Die Überwachung Traubes wird damit gerechtfertigt, dass die Kerntechnologie Terroristen unter bestimmten Umständen Waffen in die Hand geben kann, denen der Staat hilflos gegenüberstände, so dass die Sicherungsmaßnahmen verstärkt werden müssten. Das erklärt auch, dass die Lauschoperation schon vor dem Überfall auf die OPEC—Konferenz, an dem der mit Traube bekannte Klein beteiligt war, begonnen wurde. Unkonventionelle Menschen in der Position Traubes werden allgemein ein Sicherheitsrisiko. Das führt in letzter Konsequenz zu der Alternative: Freiheit oder Kernspaltungsenergie. Der SPD-Landesverband Schleswig— Holstein hält sich - im Gegensatz zu Maihofer - an den Satz: Im Zweifel für die Freiheit. Sozialdemokraten haben das letzte 1000jährige Reich nicht vergessen und sind nicht bereit, am Entstehen eines 1000jährigen Atomreichs (Robert Jungk) mitzuwirken.

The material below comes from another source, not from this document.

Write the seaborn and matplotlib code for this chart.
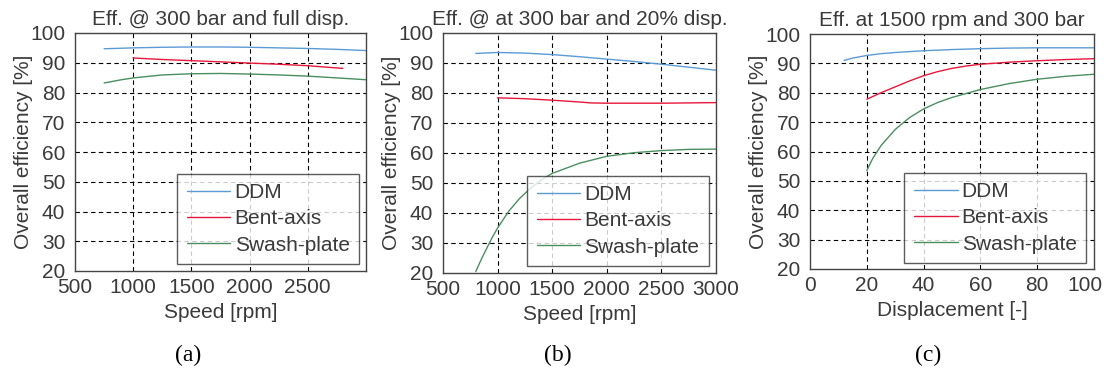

Der SPD-Landesverband Schleswig-Holstein fordert Bundesminister Maihofer und Verfassungsschutzpräsident Meier auf, die Konsequenzen zu ziehen und zurückzutreten. Das ändert nichts an den Strukturen, die zum Fall Traube geführt haben, ist aber eine Frage der Glaubwürdigkeit unserer Demokratie und unseres Rechtsstaates. Es wäre Ausdruck dessen, dass der Staat seinen begangenen Fehler als solchen erkannt hat.

Schließlich fordert der Landesverband Schleswig-Holstein eine umfassende Rehabilitierung Traubes, der aufgrund staatlicher Intervention seinen Arbeitsplatz verlor und der mit dem Makel des Verdachts behaftet bleibt, obwohl die nachrichtendienstlichen Ermittlungen den Verdacht nicht erhärten konnten.